# Dataset Formation Tests

**Task**: AZ-155_test_dataset_formation
**Name**: Dataset Formation Tests
**Description**: Implement blackbox, performance, resilience, and resource tests for dataset split — 70/20/10 ratio, directory structure, integrity, corrupted filtering
**Complexity**: 2 points
**Dependencies**: AZ-152_test_infrastructure
**Component**: Blackbox Tests
**Jira**: AZ-155
**Epic**: AZ-151

## Problem

Dataset formation splits annotated images into train/valid/test sets.

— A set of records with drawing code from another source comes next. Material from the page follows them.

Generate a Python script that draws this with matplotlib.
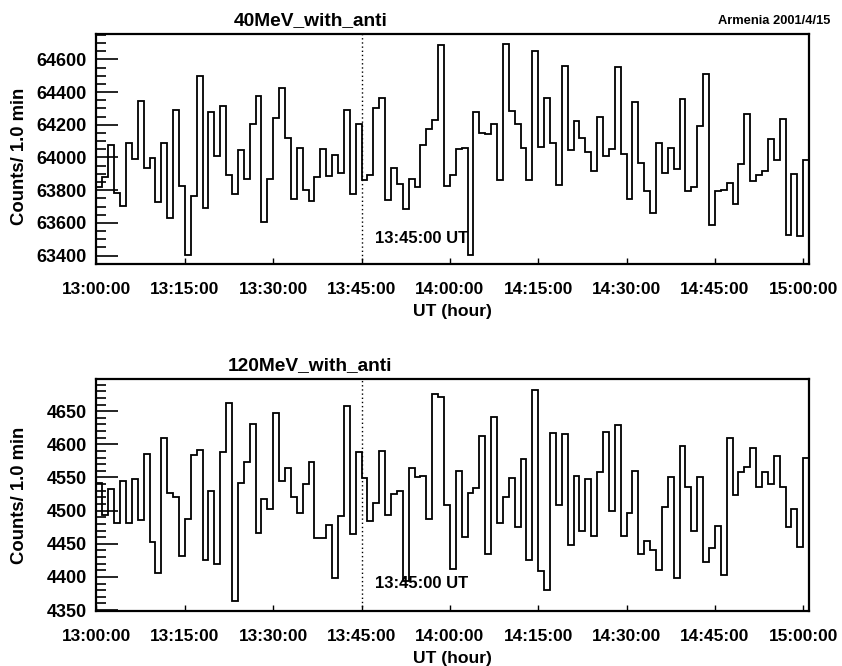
import matplotlib.pyplot as plt
import numpy as np
from matplotlib.ticker import MultipleLocator

plt.rcParams['font.family'] = ['Liberation Sans', 'DejaVu Sans']
plt.rcParams['font.weight'] = 'bold'

# DATA : counts per 1 minute bin, 13:00 -> 15:01 UT
top_counts = [63820, 63882, 64075, 63780, 63702, 64086, 63990, 64347, 63933, 63994,
              63729, 64086, 63631, 64290, 63827, 63402, 63763, 64500, 63692, 64275,
              64010, 64314, 63892, 63778, 64045, 63871, 64202, 64377, 63606, 63871,
              64239, 64422, 64116, 63745, 64055, 63800, 63735, 63882, 64049, 63886,
              64014, 63902, 64290, 63776, 64204, 63861, 63892, 64304, 64361, 63739,
              63933, 63837, 63682, 63867, 63820, 64075, 64173, 64228, 64687, 63825,
              63892, 64051, 64059, 63406, 64275, 64151, 64145, 64206, 63865, 64694,
              64286, 64206, 64055, 63861, 64651, 64061, 64361, 64086, 63831, 64559,
              64045, 64222, 64122, 64031, 63916, 64247, 64008, 64049, 64555, 64020,
              63745, 64341, 63969, 63796, 63663, 64086, 63902, 64055, 63929, 64357,
              63792, 63820, 64192, 64510, 63586, 63796, 63804, 63843, 63714, 63957,
              64263, 63859, 63892, 63918, 64110, 63984, 64233, 63529, 63898, 63517,
              63984]
bottom_counts = [4542, 4493, 4532, 4481, 4545, 4481, 4547, 4486, 4586, 4452,
                 4406, 4610, 4527, 4520, 4431, 4487, 4584, 4591, 4425, 4530,
                 4420, 4588, 4662, 4364, 4542, 4573, 4631, 4466, 4518, 4503,
                 4648, 4544, 4564, 4521, 4496, 4540, 4574, 4459, 4459, 4479,
                 4398, 4492, 4658, 4465, 4588, 4549, 4485, 4511, 4590, 4494,
                 4525, 4529, 4394, 4565, 4550, 4552, 4487, 4676, 4672, 4509,
                 4412, 4560, 4460, 4527, 4534, 4613, 4435, 4641, 4482, 4521,
                 4549, 4475, 4578, 4425, 4682, 4409, 4381, 4617, 4509, 4616,
                 4448, 4552, 4470, 4547, 4461, 4558, 4618, 4500, 4629, 4461,
                 4496, 4560, 4435, 4454, 4440, 4410, 4506, 4550, 4398, 4597,
                 4535, 4470, 4551, 4422, 4444, 4477, 4403, 4609, 4524, 4559,
                 4566, 4594, 4535, 4559, 4540, 4583, 4536, 4475, 4503, 4445,
                 4580]
tick_minutes = [0, 15, 30, 45, 60, 75, 90, 105, 120]
tick_labels = ["13:00:00", "13:15:00", "13:30:00", "13:45:00", "14:00:00",
               "14:15:00", "14:30:00", "14:45:00", "15:00:00"]
marker_minute = 45  # 13:45:00 UT

edges = np.arange(len(top_counts) + 1)

fig = plt.figure(figsize=(8.42, 6.66), dpi=100)

def setup(ax, counts, ylim, major, minor, text_y, title, ylab_y):
    ax.stairs(counts, edges, color='black', linewidth=1.3)
    ax.set_xlim(0, len(counts))
    ax.set_ylim(*ylim)
    ax.set_xticks(tick_minutes)
    ax.set_xticklabels(tick_labels)
    ax.yaxis.set_major_locator(MultipleLocator(major))
    ax.yaxis.set_minor_locator(MultipleLocator(minor))
    ax.tick_params(axis='x', direction='in', length=4.5, width=1, pad=13, labelsize=12.4)
    ax.tick_params(axis='y', which='major', direction='in', length=16, width=1.2, pad=7, labelsize=13)
    ax.tick_params(axis='y', which='minor', direction='in', length=7.5, width=1.2)
    for s in ax.spines.values():
        s.set_linewidth(1.6)
    ax.axvline(marker_minute, color='black', linestyle=(0, (1, 2)), linewidth=1)
    ax.text(marker_minute + 2.3, text_y, "13:45:00 UT", fontsize=12, fontweight='bold',
            va='center', ha='left')
    ax.set_xlabel("UT (hour)", fontsize=12.6, fontweight='bold', labelpad=5)
    ax.set_ylabel("Counts/ 1.0 min", fontsize=13.3, fontweight='bold')
    ax.yaxis.set_label_coords(-0.096, ylab_y)
    ax.set_title(title, fontsize=13.8, fontweight='bold', x=0.30, pad=7)

ax1 = fig.add_axes([0.1146, 0.6032, 0.8464, 0.3453])
setup(ax1, top_counts, (63347, 64753), 200, 50, 63506, "40MeV_with_anti", 0.47)
fig.text(0.986, 0.968, "Armenia 2001/4/15", fontsize=9.3, fontweight='bold', ha='right', va='center')

ax2 = fig.add_axes([0.1146, 0.0830, 0.8464, 0.3474])
setup(ax2, bottom_counts, (4349, 4698), 50, 10, 4390, "120MeV_with_anti", 0.5)

fig.savefig("out.png", dpi=100)
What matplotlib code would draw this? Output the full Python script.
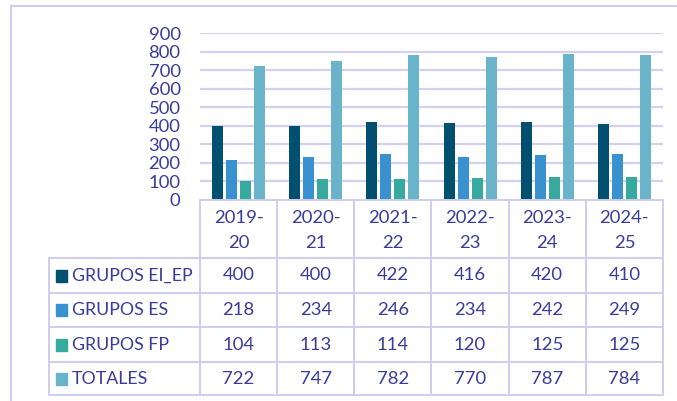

Tests must verify correct ratios, directory structure, data integrity, corrupted label filtering, and performance.

## Outcome

- 8 passing pytest tests covering dataset formation
- Blackbox tests in `tests/test_dataset_formation.py`
- Performance test in `tests/performance/test_dataset_perf.py`

## Scope

### Included
- BT-DSF-01: 70/20/10 split ratio (100 images → 70/20/10)
- BT-DSF-02: Split directory structure (6 subdirs created)
- BT-DSF-03: Total files preserved (sum == 100)
- BT-DSF-04: Corrupted labels moved to corrupted directory
- PT-DSF-01: Dataset formation throughput (100 images ≤ 30s)
- RT-DSF-01: Empty processed directory handled gracefully
- RL-DSF-01: Split ratios sum to 100%
- RL-DSF-02: No data duplication across splits

### Excluded
- Label validation (separate task)

## Acceptance Criteria

**AC-1: Split ratio**
Given 100 images + labels in processed/ dir
When form_dataset() runs with patched paths
Then train: 70, valid: 20, test: 10

**AC-2: Directory structure**
Given 100 images + labels
When form_dataset() runs
Then creates train/images/, train/labels/, valid/images/, valid/labels/, test/images/, test/labels/

**AC-3: Data integrity**
Given 100 valid images + labels
When form_dataset() runs
Then count(train) + count(valid) + count(test) == 100

**AC-4: Corrupted filtering**
Given 95 valid + 5 corrupted labels
When form_dataset() runs
Then 5 in data-corrupted/, 95 across splits

**AC-5: Throughput**
Given 100 images + labels
When form_dataset() runs
Then completes within 30 seconds

**AC-6: Empty directory**
Given empty processed images dir
When form_dataset() runs
Then empty dirs created, no crash

**AC-7: No duplication**
Given 100 images after form_dataset()
When collecting all filenames across train/valid/test
Then no filename appears in more than one split

## Constraints

- Must patch constants.py paths to use tmp_path
- Requires copying 100 fixture images to tmp_path (session fixture)
- Performance test marked: `@pytest.mark.performance`